Clinton who is a Democrat signed both the Telecommunications Act and Digital Millennium Copyright Act into law. He was no better than the snakes occupying the White House today. You are right about bought and sold. Everyone in Washington has a price.

Anonymous said...

At first read I thought this was a parody on the RIAA. After reading it carefully it sent chills down my spine. We know our privacy has been compromised following 9/11. The RIAA and MPAA represent private for profit companies. What gives them the right to infiltrate anyone's computer?

Anonymous said...

Radio made a huge, huge mistake a few years back when Lowry Mays made that comment about not being in the business to sell music. He and others claimed that radio's sole purpose was to maximize client and shareholder value. What they forgot was the product. They let it slide, ignored it, lost great people and the result is what you hear on the radio today. I don't blame the RIAA. They see a wounded animal and want a piece of it.

Anonymous said...

Radio made a huge, huge mistake a few years back when Lowry Mays made that comment about not being in the business to sell music. He and others claimed that radio's sole purpose was to maximize client and shareholder value. What they forgot was the product. They let it slide, ignored it, lost great people and the result is what you hear on the radio today. I don't blame the RIAA. They see a wounded animal and want a piece of it.

Anonymous said...

Read John's latest blog entry. Excellent. Great ties between RIAA
boondoggling and the stuff in the attached link. Paints a very clear
and descriptive picture for even non-music industry types like me and shows how "tangled the web we weave" really is.

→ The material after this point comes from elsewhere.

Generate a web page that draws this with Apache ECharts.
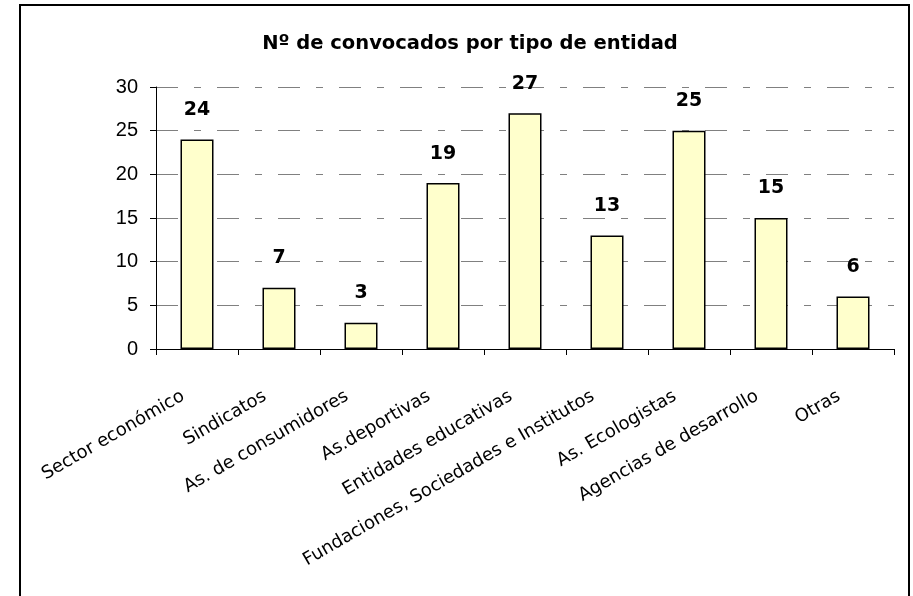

Am passing on the blog to a CIM grad I met at work last week. Maybe
there's more of "us" out there in the silent majority than we know -- getting us together is the key.

The link below uses the metaphor "Cheney fatigue" not so much to describe that person, but to describe the fatigue that settles over the nation when corruption and defensive posturing take a great industry or organization and turn it into a grandiose version of high school cliques and their power plays. That stuff bored me then, it bores me now -- the French word for that feeling is "ennui" -- the yahoo author uses "Cheney fatigue."

I see this less a right to privacy issue than one of corporate greed.


http://news.yahoo.com/s/ap/20070708/ap_on_go_pr_wh/cheney_fatigue

Radio Hannibal said...

Technology has broken the hold models for both radio and the recording industry. They are not repairable. Until they stop trying to rebuild the old models and catch up on the new models being made by others they are doomed.